Know How to Utilize Your Ensemble
A large cast of characters can be an exciting idea, especially when paired with high concepts. If utilized well, different character pairings can bring so much to a show through complicated relationships and conflicts. Almost from the get-go, Lost knew how to do this well, because it knew how to prioritize. In the pilot episode, Locke – who goes on to become one of the show’s most important characters – barely says a word. And he doesn’t need to; along with many others, he stays in the background for most of the opening, and his importance only comes out a couple episodes down the line. This shift allows for the primary focus to remain on central characters Jack and Kate, while other important members of the cast shift in and out. Lost never attempts to define multiple characters all at once over the course of one episode.
Flash Forward struggled immensely to make its characters compelling, but could never find the right mark. This was in part due to its insistence on giving so much focus to the world-wide blackout period, and in part because it just struggled under the weight of how large it was. Once Upon a Time – a show run by former Lost writers and with more Lost actors than any other on television – has grown so impatient with its ensemble that it constantly introduces new characters, sometimes on what seems like an episode-by-episode basis. What this results in is an increased inability to nail down emotional investment in any set group of characters. Revolution struggled under many of the same issues as Flash Forward: it offered up a large cast, but spent so much time trying to develop all of them that all the characters suffered as a result.
What Lost knew early on was that it’s okay to let some of your characters fade into the background for an episode or two. That individual will get a centered episode eventually, and letting us focus on only a handful allows for richer characterization across the board.
Know When to Stick to Your Plan
This is undoubtedly one of the most difficult aspects of development in a TV series, especially one with serialized aspirations: how much do you plan in advance? Once you actually get that pilot picked up, and once you get the full season order, how meticulously do you plot things out? And at what point does the advance planning become too stringent? Everyone needs to be able to adapt to unforeseen changes and challenges.
Lost struggled with this like everyone else, but it also succeeded far more than most. When Flash Forward was eventually cancelled, the show runners insisted that they already had a five year plan. And if anything, it appears to have been to the detriment of the series, since they may not have been as willing and able to adapt for contingencies. Making it up as you go is risky, but so too is trying to plan for everything.

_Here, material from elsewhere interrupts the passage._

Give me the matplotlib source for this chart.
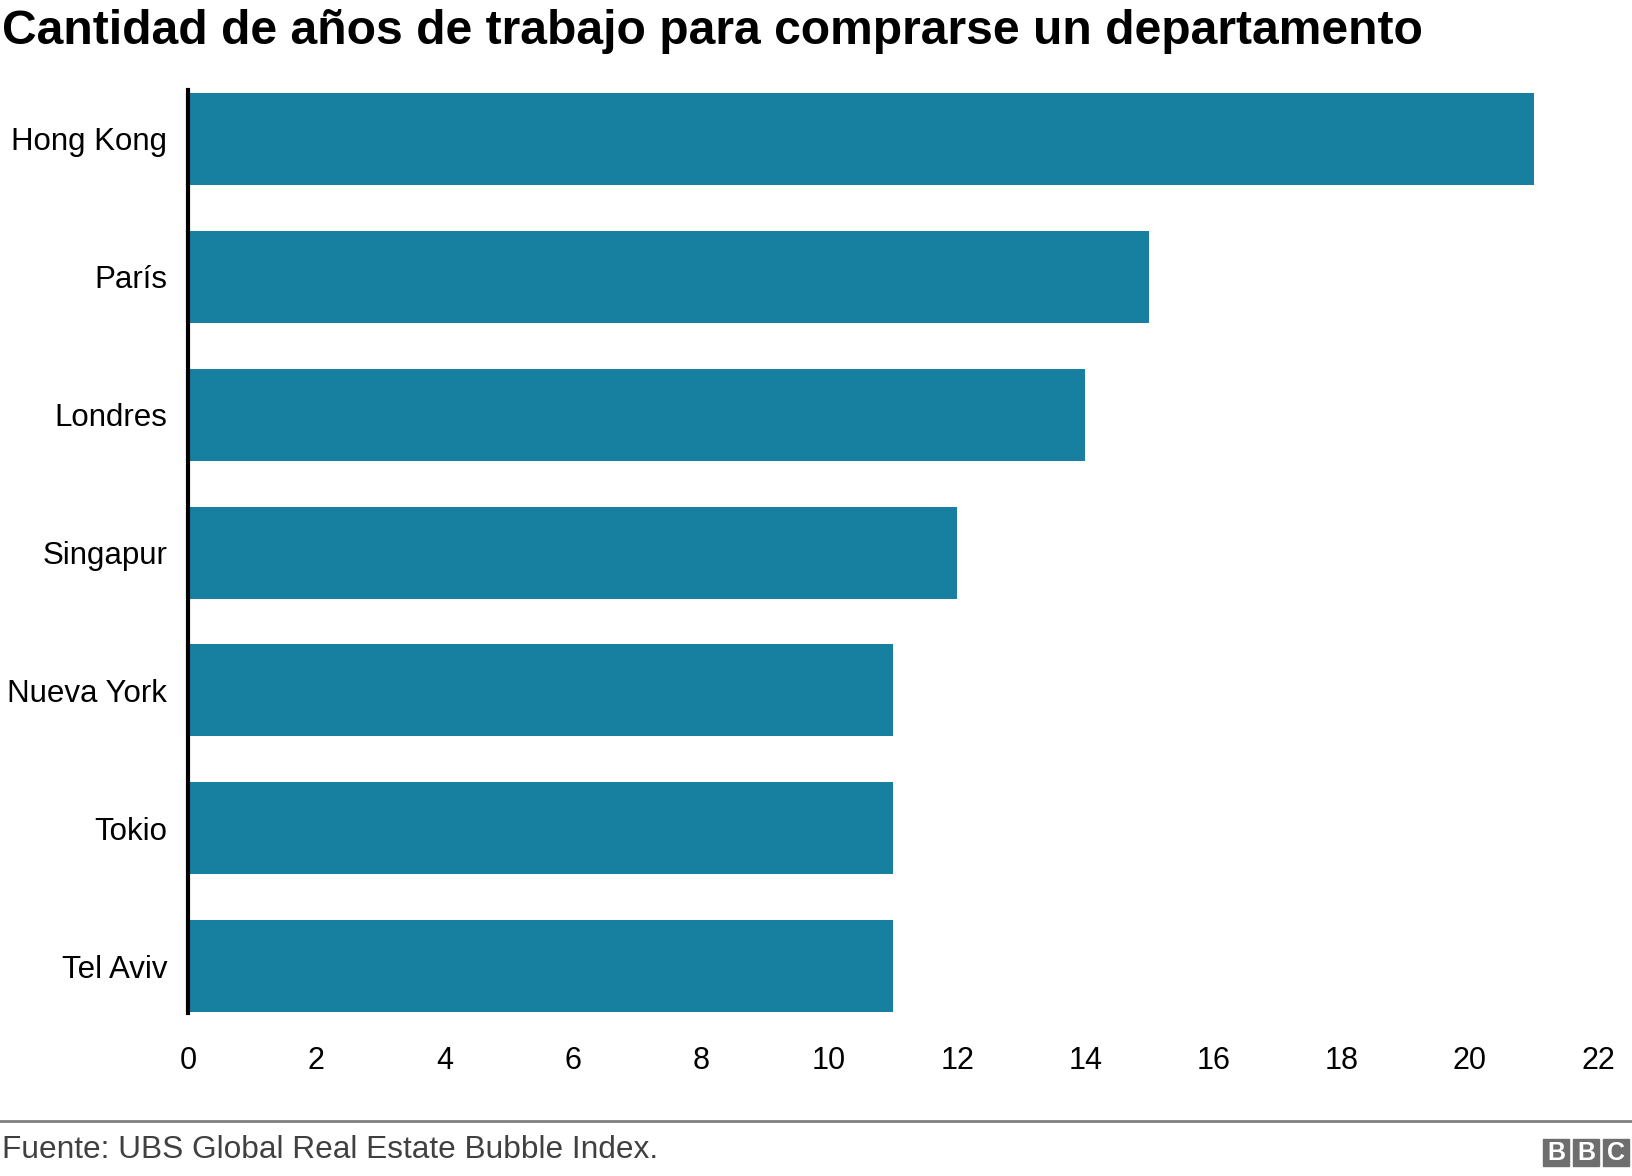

Lost adapted the flashback structure early on based on the success of the pilot, rather than going into the show with the expectation of that becoming the fundamental narrative touchstone. Similarly, it knew when to discard characters that weren’t working (like Ana-Lucia, Nikki, and Paolo) and adopt into the cast guest stars that weren’t initially planned for (like Ben and Desmond). Once the show set an end date, much of the remainder of the series snapped into the focus, as evidenced by its excellent third season finale. But at the same time, there was a consistent fluidity from showrunners Lindelof and Carlton Cuse to accept changes as they came. And when the show found this balance, it was all the better for it.